Acrescenta depois que a transferência e radicalização destas identidades têm sido apoiadas pela acção de redes sociais que procuram autonomizar tais comunidades de imigrantes da sociedade francesa, o que sucede a partir da prédica de pregadores que pertencem a organizações integristas internacionais, agindo com apoio de alguns estados muçulmanos.
Termina urgindo a promoção de uma cidadania fundada no alargamento das bases de uma educação pública e na defesa dos valores da razão, visando fazer frente a todos os fundamentalismos e garantindo a aceitação dos princípios fundamentais da república francesa: liberdade, igualdade e fraternidade.
Quem assistiu, horrorizado, aos crimes indesculpáveis ocorridos em Paris e ao sacrifício aberrante que se impuseram os próprios terroristas não pode senão partilhar destes pensamentos de Sami Naïr.
No entanto, uma coisa é partilhar desta análise lúcida, outra é render-se, por via de um relativismo paralisante e hipocritamente moralista, ante as acções dos que se dispõem a agir criminalmente em nome de valores e ideais retrógrados que apenas conduzem a mais submissão e injustiças sociais.
E estes não são apenas os que dispararam ou põem bombas e estão dispostos a morrer, são também quem os financia, arma e anima, continuando a conviver “civilizadamente” connosco.

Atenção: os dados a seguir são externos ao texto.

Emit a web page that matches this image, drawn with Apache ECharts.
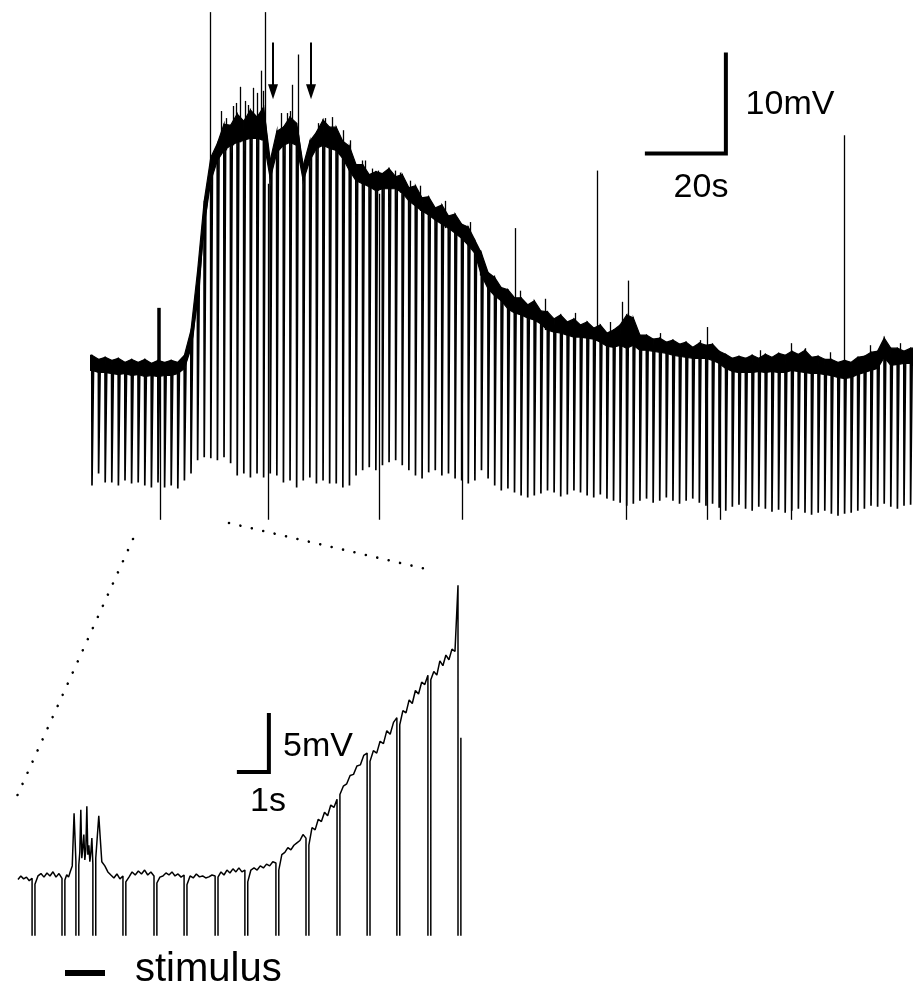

É na confusão de causas, efeitos e actores que avançam outros fundamentalistas – os nossos – que buscam também impor princípios, ideais e políticas igualmente retrógrados, contrariando assim o esforço alcançado na afirmação de valores de racionalidade e humanização que as nossas sociedades, através de muitas lutas – pesem embora as injustas contradições que nelas subsistem –, têm conseguido firmar.
Não nos iludamos: o que de pior estes crimes podem produzir é a vitória das trevas, qualquer que seja a sua origem e a sua fundamentação religiosa ou ideológica.